INFORMATION PROVIDED:
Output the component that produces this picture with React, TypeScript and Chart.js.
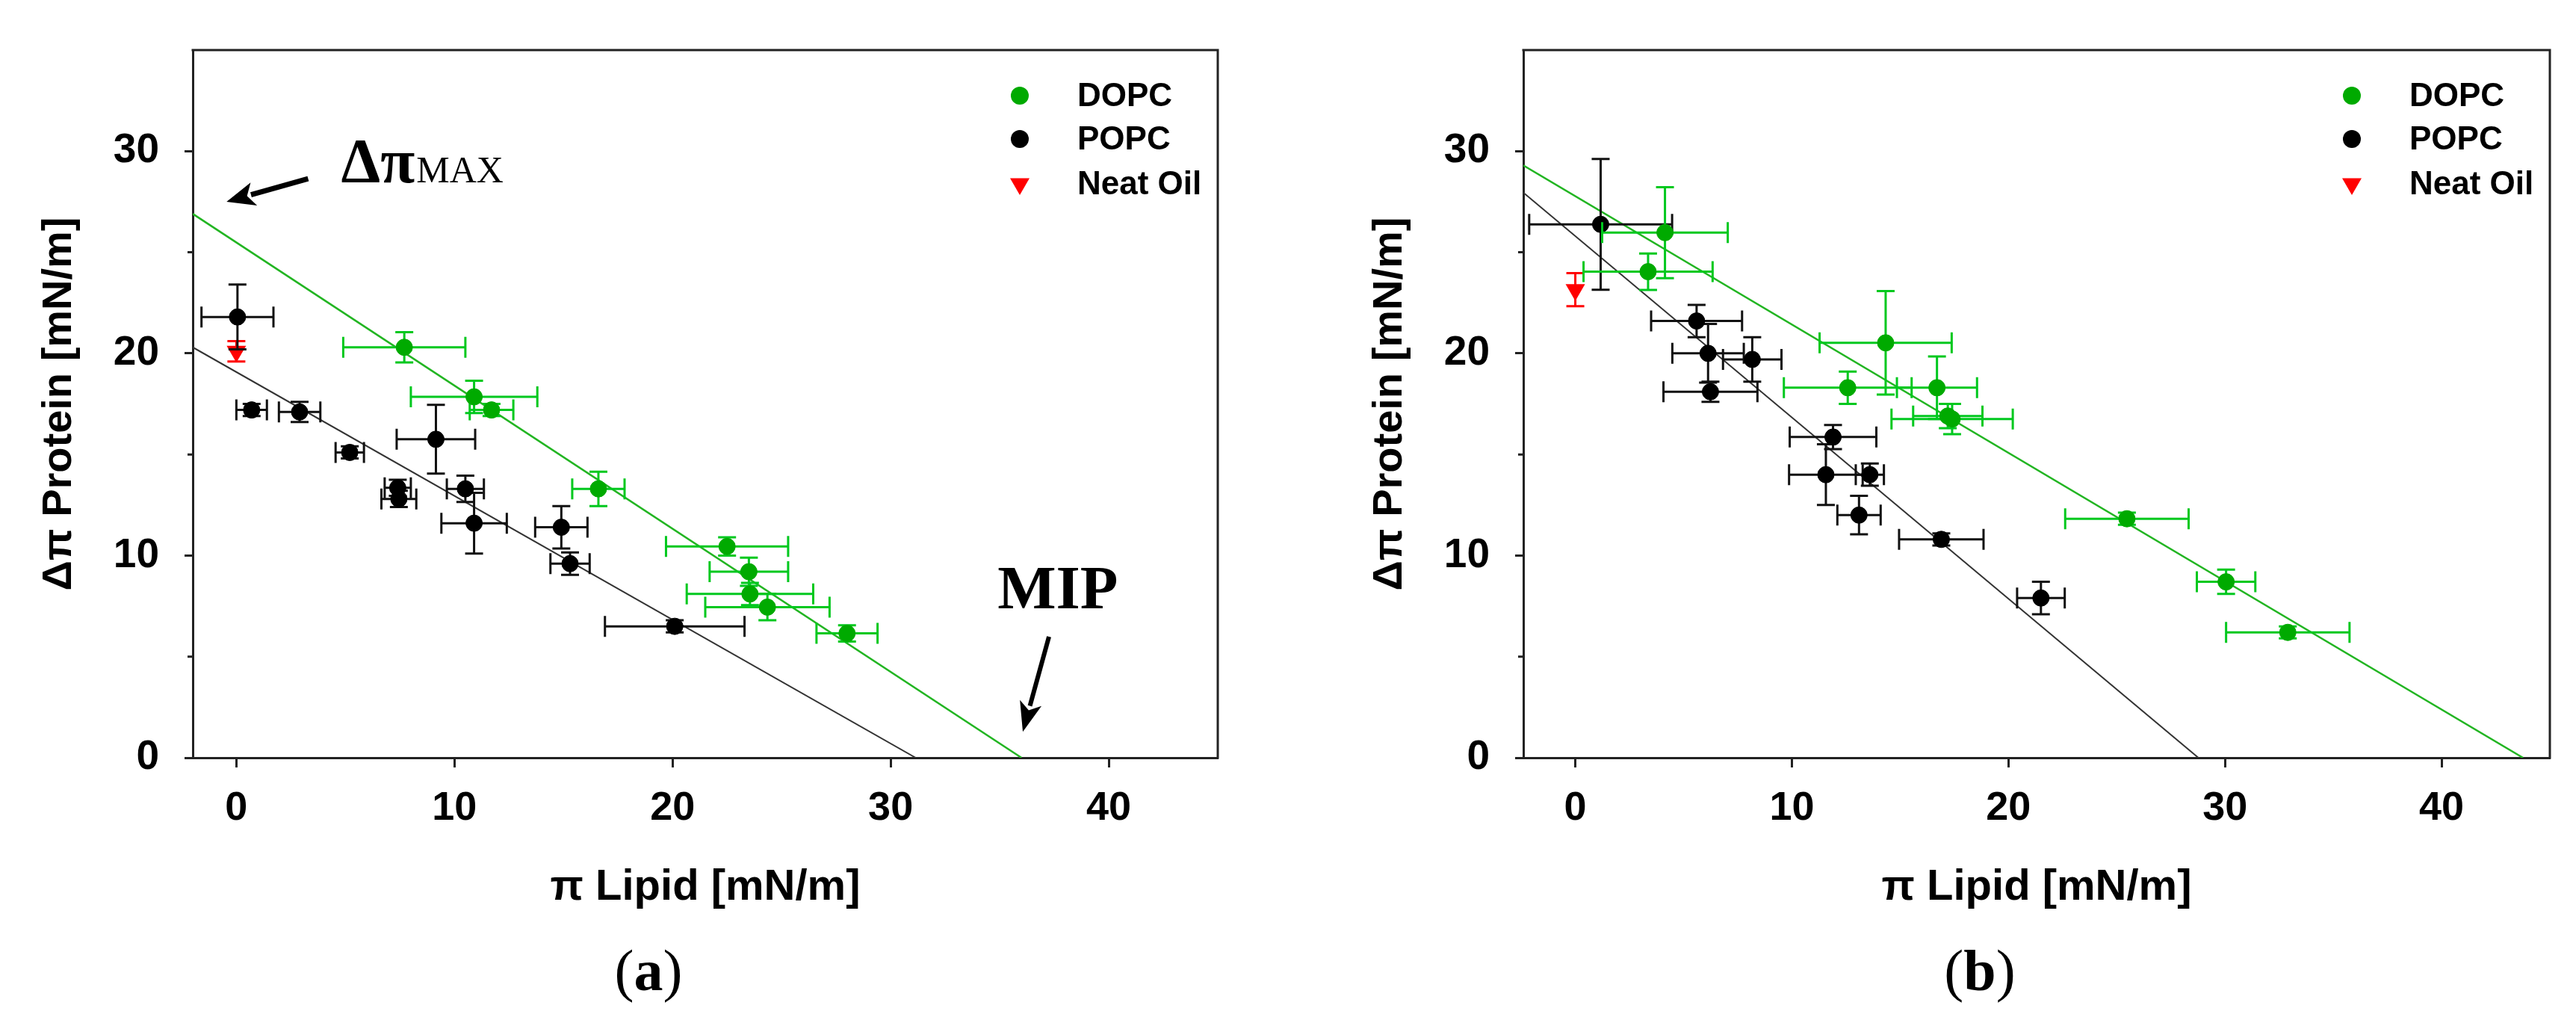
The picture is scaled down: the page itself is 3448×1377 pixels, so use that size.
import React, { useEffect, useRef } from 'react';
import { Chart, registerables } from 'chart.js';

Chart.register(...registerables);

// ---------- data ----------
const xTickValues = [0, 10, 20, 30, 40];
const yTickValues = [0, 10, 20, 30];
const yMinorTickValues = [5, 15, 25];
const seriesLabels = ['DOPC', 'POPC', 'Neat Oil'];

// panel (a)
const aDopcX = [7.7, 10.9, 11.7, 16.6, 22.5, 23.5, 23.55, 24.35, 28.0];
const aDopcY = [20.3, 17.85, 17.2, 13.3, 10.45, 9.2, 8.1, 7.45, 6.15];
const aDopcXErr = [2.8, 2.9, 1.0, 1.2, 2.8, 1.8, 2.9, 2.85, 1.4];
const aDopcYErr = [0.75, 0.8, 0.3, 0.85, 0.45, 0.7, 0.55, 0.65, 0.4];

const aPopcX = [0.05, 0.7, 2.9, 5.2, 9.15, 7.4, 7.45, 10.5, 10.9, 14.9, 15.3, 20.1];
const aPopcY = [21.8, 17.2, 17.1, 15.1, 15.75, 13.35, 12.8, 13.3, 11.6, 11.4, 9.6, 6.5];
const aPopcXErr = [1.65, 0.7, 0.95, 0.65, 1.8, 0.6, 0.8, 0.85, 1.5, 1.2, 0.9, 3.2];
const aPopcYErr = [1.6, 0.3, 0.5, 0.3, 1.7, 0.4, 0.4, 0.65, 1.5, 1.05, 0.55, 0.3];

const aOilX = [0];
const aOilY = [20.1];
const aOilYErr = [0.5];

const aDopcFitX = [-2, 36.0];
const aDopcFitY = [26.9, 0];
const aPopcFitX = [-2, 31.15];
const aPopcFitY = [20.3, 0];

// panel (b)
const bDopcX = [4.14, 3.36, 14.33, 12.58, 16.7, 17.2, 17.4, 25.47, 30.05, 32.9];
const bDopcY = [25.97, 24.04, 20.52, 18.3, 18.3, 16.9, 16.75, 11.82, 8.7, 6.2];
const bDopcXErr = [2.9, 2.98, 3.05, 2.95, 1.85, 1.6, 2.8, 2.85, 1.35, 2.85];
const bDopcYErr = [2.25, 0.9, 2.56, 0.8, 1.55, 0.6, 0.75, 0.3, 0.6, 0.3];

const bPopcX = [1.17, 5.6, 6.13, 8.17, 6.24, 11.9, 11.57, 13.6, 13.1, 16.9, 21.5];
const bPopcY = [26.38, 21.6, 20.0, 19.7, 18.1, 15.86, 14.0, 14.0, 12.0, 10.8, 7.9];
const bPopcXErr = [3.3, 2.1, 1.65, 1.35, 2.17, 2.0, 1.7, 0.65, 1.0, 1.95, 1.1];
const bPopcYErr = [3.23, 0.8, 1.45, 1.1, 0.5, 0.6, 1.5, 0.55, 0.95, 0.3, 0.8];

const bOilX = [0];
const bOilY = [23.15];
const bOilYErr = [0.82];

const bDopcFitX = [-2.4, 43.76];
const bDopcFitY = [29.3, 0];
const bPopcFitX = [-2.4, 28.77];
const bPopcFitY = [27.95, 0];

// ---------- styling ----------
const SANS = '"Liberation Sans", Arial, sans-serif';
const SERIF = '"Liberation Serif", "Times New Roman", serif';
const GREEN_MARK = '#00aa00';
const GREEN_BAR = '#00c81e';
const GREEN_LINE = '#22b522';
const BLACK = '#000000';
const RED = '#ff0000';
const AXIS = '#222222';

const CANVAS_W = 1724;
const CANVAS_H = 1377;

type Pt = { x: number; y: number };
const toPoints = (xs: number[], ys: number[]): Pt[] => xs.map((x, i) => ({ x, y: ys[i] }));

const errorBarPlugin = {
  id: 'errorBars',
  beforeDatasetDraw(chart: any, args: any) {
    const ds: any = chart.data.datasets[args.index];
    if (!ds.xErr && !ds.yErr) return;
    const xs = chart.scales.x;
    const ys = chart.scales.y;
    const ctx = chart.ctx;
    ctx.save();
    ctx.strokeStyle = ds.errColor;
    ctx.lineWidth = 3;
    const capH = 14;
    const capW = 12;
    ds.data.forEach((p: Pt, i: number) => {
      const px = xs.getPixelForValue(p.x);
      const py = ys.getPixelForValue(p.y);
      const ex = ds.xErr ? ds.xErr[i] : 0;
      const ey = ds.yErr ? ds.yErr[i] : 0;
      ctx.beginPath();
      if (ex > 0) {
        const l = xs.getPixelForValue(p.x - ex);
        const r = xs.getPixelForValue(p.x + ex);
        ctx.moveTo(l, py); ctx.lineTo(r, py);
        ctx.moveTo(l, py - capH); ctx.lineTo(l, py + capH);
        ctx.moveTo(r, py - capH); ctx.lineTo(r, py + capH);
      }
      if (ey > 0) {
        const t = ys.getPixelForValue(p.y + ey);
        const b = ys.getPixelForValue(p.y - ey);
        ctx.moveTo(px, t); ctx.lineTo(px, b);
        ctx.moveTo(px - capW, t); ctx.lineTo(px + capW, t);
        ctx.moveTo(px - capW, b); ctx.lineTo(px + capW, b);
      }
      ctx.stroke();
    });
    ctx.restore();
  },
};

function drawArrow(ctx: CanvasRenderingContext2D, x1: number, y1: number, x2: number, y2: number, shaftW: number, headLen: number, headW: number) {
  const dx = x2 - x1;
  const dy = y2 - y1;
  const len = Math.hypot(dx, dy);
  const ux = dx / len;
  const uy = dy / len;
  const bx = x2 - ux * headLen;
  const by = y2 - uy * headLen;
  ctx.save();
  ctx.strokeStyle = '#000';
  ctx.fillStyle = '#000';
  ctx.lineWidth = shaftW;
  ctx.beginPath();
  ctx.moveTo(x1, y1);
  ctx.lineTo(bx + ux * 4, by + uy * 4);
  ctx.stroke();
  ctx.beginPath();
  ctx.moveTo(x2, y2);
  ctx.lineTo(bx - uy * headW / 2, by + ux * headW / 2);
  ctx.lineTo(bx + ux * headLen * 0.25, by + uy * headLen * 0.25);
  ctx.lineTo(bx + uy * headW / 2, by - ux * headW / 2);
  ctx.closePath();
  ctx.fill();
  ctx.restore();
}

const decorPlugin = {
  id: 'decor',
  afterDraw(chart: any, _args: any, opts: any) {
    const ctx: CanvasRenderingContext2D = chart.ctx;
    const { left, right, top, bottom } = chart.chartArea;
    const xs = chart.scales.x;
    const ys = chart.scales.y;
    ctx.save();
    // top and right frame
    ctx.strokeStyle = AXIS;
    ctx.lineWidth = 3;
    ctx.beginPath();
    ctx.moveTo(left - 1.5, top);
    ctx.lineTo(right, top);
    ctx.lineTo(right, bottom + 1.5);
    ctx.stroke();
    // minor y ticks
    ctx.beginPath();
    yMinorTickValues.forEach((v) => {
      const py = ys.getPixelForValue(v);
      ctx.moveTo(left - 7, py);
      ctx.lineTo(left, py);
    });
    ctx.stroke();

    // legend
    const mx = right - 265;
    const tx = right - 188;
    const rows = [top + 61, top + 119, top + 179];
    ctx.font = `bold 44px ${SANS}`;
    ctx.textBaseline = 'middle';
    ctx.textAlign = 'left';
    [0, 1, 2].forEach((i) => {
      const ds: any = chart.data.datasets[i];
      const y = rows[i];
      ctx.fillStyle = ds.backgroundColor;
      ctx.beginPath();
      if (ds.pointStyle === 'triangle') {
        const r = 15;
        ctx.moveTo(mx, y + r);
        ctx.lineTo(mx - r * 0.866, y - r * 0.5);
        ctx.lineTo(mx + r * 0.866, y - r * 0.5);
        ctx.closePath();
      } else {
        ctx.arc(mx, y, 12, 0, Math.PI * 2);
      }
      ctx.fill();
      ctx.fillStyle = '#000';
      ctx.fillText(ds.label, tx, y + 2);
    });

    // panel label
    const cx = (left + right) / 2 - 76;
    const baseY = 1325;
    ctx.textBaseline = 'alphabetic';
    const fReg = `78px ${SERIF}`;
    const fBold = `bold 78px ${SERIF}`;
    ctx.font = fReg;
    const wl = ctx.measureText('(').width;
    const wr = ctx.measureText(')').width;
    ctx.font = fBold;
    const wm = ctx.measureText(opts.label).width;
    let x0 = cx - (wl + wm + wr) / 2;
    ctx.fillStyle = '#000';
    ctx.font = fReg; ctx.fillText('(', x0, baseY); x0 += wl;
    ctx.font = fBold; ctx.fillText(opts.label, x0, baseY); x0 += wm;
    ctx.font = fReg; ctx.fillText(')', x0, baseY);

    // annotations
    if (opts.annotate) {
      const P = (x: number, y: number) => [xs.getPixelForValue(x), ys.getPixelForValue(y)];
      const [dxp, dyp] = P(4.8, 28.46);
      ctx.font = `bold 84px ${SERIF}`;
      ctx.fillText('Δπ', dxp, dyp);
      const w = ctx.measureText('Δπ').width;
      ctx.font = `50px ${SERIF}`;
      ctx.fillText('MAX', dxp + w + 2, dyp);
      const [a1x, a1y] = P(3.29, 28.64);
      const [a2x, a2y] = P(-0.45, 27.5);
      drawArrow(ctx, a1x, a1y, a2x, a2y, 7, 38, 32);

      const [mxp, myp] = P(34.9, 7.38);
      ctx.font = `bold 83px ${SERIF}`;
      ctx.fillText('MIP', mxp, myp);
      const [b1x, b1y] = P(37.26, 5.99);
      const [b2x, b2y] = P(36.06, 1.28);
      drawArrow(ctx, b1x, b1y, b2x, b2y, 6, 40, 30);
    }
    ctx.restore();
  },
};

type PanelSpec = {
  label: string;
  xMin: number;
  yAxisWidth: number;
  rightPad: number;
  annotate: boolean;
  dopc: Pt[]; dopcXErr: number[]; dopcYErr: number[];
  popc: Pt[]; popcXErr: number[]; popcYErr: number[];
  oil: Pt[]; oilYErr: number[];
  dopcFit: Pt[]; popcFit: Pt[];
};

const panelA: PanelSpec = {
  label: 'a', xMin: -2, yAxisWidth: 258, rightPad: 94, annotate: true,
  dopc: toPoints(aDopcX, aDopcY), dopcXErr: aDopcXErr, dopcYErr: aDopcYErr,
  popc: toPoints(aPopcX, aPopcY), popcXErr: aPopcXErr, popcYErr: aPopcYErr,
  oil: toPoints(aOilX, aOilY), oilYErr: aOilYErr,
  dopcFit: toPoints(aDopcFitX, aDopcFitY), popcFit: toPoints(aPopcFitX, aPopcFitY),
};

const panelB: PanelSpec = {
  label: 'b', xMin: -2.4, yAxisWidth: 315, rightPad: 35, annotate: false,
  dopc: toPoints(bDopcX, bDopcY), dopcXErr: bDopcXErr, dopcYErr: bDopcYErr,
  popc: toPoints(bPopcX, bPopcY), popcXErr: bPopcXErr, popcYErr: bPopcYErr,
  oil: toPoints(bOilX, bOilY), oilYErr: bOilYErr,
  dopcFit: toPoints(bDopcFitX, bDopcFitY), popcFit: toPoints(bPopcFitX, bPopcFitY),
};

function Panel({ spec, left }: { spec: PanelSpec; left: number }) {
  const ref = useRef<HTMLCanvasElement | null>(null);
  useEffect(() => {
    if (!ref.current) return;
    const yTitleCenter = spec.yAxisWidth - 178;
    const chart = new Chart(ref.current, {
      type: 'scatter',
      data: {
        datasets: [
          {
            label: seriesLabels[0], data: spec.dopc, backgroundColor: GREEN_MARK, borderColor: GREEN_MARK,
            pointRadius: 11, pointHoverRadius: 11, pointBorderWidth: 1,
            xErr: spec.dopcXErr, yErr: spec.dopcYErr, errColor: GREEN_BAR,
          } as any,
          {
            label: seriesLabels[1], data: spec.popc, backgroundColor: BLACK, borderColor: BLACK,
            pointRadius: 11, pointHoverRadius: 11, pointBorderWidth: 1,
            xErr: spec.popcXErr, yErr: spec.popcYErr, errColor: '#111111',
          } as any,
          {
            label: seriesLabels[2], data: spec.oil, backgroundColor: RED, borderColor: RED,
            pointStyle: 'triangle', pointRotation: 180, pointRadius: 15, pointHoverRadius: 15, pointBorderWidth: 0,
            yErr: spec.oilYErr, errColor: RED,
          } as any,
          {
            type: 'line', label: 'DOPC fit', data: spec.dopcFit, showLine: true, borderColor: GREEN_LINE,
            borderWidth: 2.5, pointRadius: 0, fill: false, tension: 0,
          } as any,
          {
            type: 'line', label: 'POPC fit', data: spec.popcFit, showLine: true, borderColor: '#333333',
            borderWidth: 2, pointRadius: 0, fill: false, tension: 0,
          } as any,
        ],
      },
      options: {
        responsive: false,
        animation: false,
        devicePixelRatio: 1,
        events: [],
        layout: { padding: { top: 56, right: spec.rightPad, left: 0, bottom: 0 } },
        plugins: {
          legend: { display: false },
          tooltip: { enabled: false },
          decor: { label: spec.label, annotate: spec.annotate },
        } as any,
        scales: {
          x: {
            type: 'linear',
            min: spec.xMin,
            max: 45,
            afterBuildTicks: (s: any) => { s.ticks = xTickValues.map((v) => ({ value: v })); },
            afterFit: (s: any) => { s.height = CANVAS_H - 1014; },
            grid: { drawOnChartArea: false, drawTicks: true, tickLength: 13, tickWidth: 3, tickColor: AXIS },
            border: { display: true, color: AXIS, width: 3 },
            ticks: {
              padding: 23, color: '#000', autoSkip: false, maxRotation: 0,
              font: { family: SANS, size: 54, weight: 'bold' },
            },
            title: {
              display: true, text: 'π Lipid [mN/m]', color: '#000',
              font: { family: SANS, size: 58, weight: 'bold' },
              padding: { top: 0, bottom: 154 },
            },
          },
          y: {
            type: 'linear',
            min: 0,
            max: 35,
            afterBuildTicks: (s: any) => { s.ticks = yTickValues.map((v) => ({ value: v })); },
            afterFit: (s: any) => { s.width = spec.yAxisWidth; },
            grid: { drawOnChartArea: false, drawTicks: true, tickLength: 11, tickWidth: 3, tickColor: AXIS },
            border: { display: true, color: AXIS, width: 3 },
            ticks: {
              padding: 34, color: '#000',
              font: { family: SANS, size: 55, weight: 'bold' },
            },
            title: {
              display: true, text: 'Δπ Protein [mN/m]', color: '#000',
              font: { family: SANS, size: 56, weight: 'bold' },
              padding: { top: yTitleCenter - 33.6, bottom: 0 },
            },
          },
        },
      } as any,
      plugins: [errorBarPlugin, decorPlugin],
    });
    return () => chart.destroy();
  }, [spec]);
  return (
    <canvas
      ref={ref}
      width={CANVAS_W}
      height={CANVAS_H}
      style={{ position: 'absolute', left, top: 0, width: CANVAS_W, height: CANVAS_H, display: 'block' }}
    />
  );
}

export default function App() {
  return (
    <div style={{ position: 'absolute', left: 0, top: 0, width: 3448, height: 1377, background: '#fff', overflow: 'hidden' }}>
      <Panel spec={panelA} left={0} />
      <Panel spec={panelB} left={CANVAS_W} />
    </div>
  );
}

WHAT TO DO: Retype exactly what runs from the line containing "The picture is" through the line containing "0.55, 0.65, 0.4];", both lines included, and stop there.

RIGHT ANSWER:
The picture is scaled down: the page itself is 3448×1377 pixels, so use that size.
import React, { useEffect, useRef } from 'react';
import { Chart, registerables } from 'chart.js';

Chart.register(...registerables);

// ---------- data ----------
const xTickValues = [0, 10, 20, 30, 40];
const yTickValues = [0, 10, 20, 30];
const yMinorTickValues = [5, 15, 25];
const seriesLabels = ['DOPC', 'POPC', 'Neat Oil'];

// panel (a)
const aDopcX = [7.7, 10.9, 11.7, 16.6, 22.5, 23.5, 23.55, 24.35, 28.0];
const aDopcY = [20.3, 17.85, 17.2, 13.3, 10.45, 9.2, 8.1, 7.45, 6.15];
const aDopcXErr = [2.8, 2.9, 1.0, 1.2, 2.8, 1.8, 2.9, 2.85, 1.4];
const aDopcYErr = [0.75, 0.8, 0.3, 0.85, 0.45, 0.7, 0.55, 0.65, 0.4];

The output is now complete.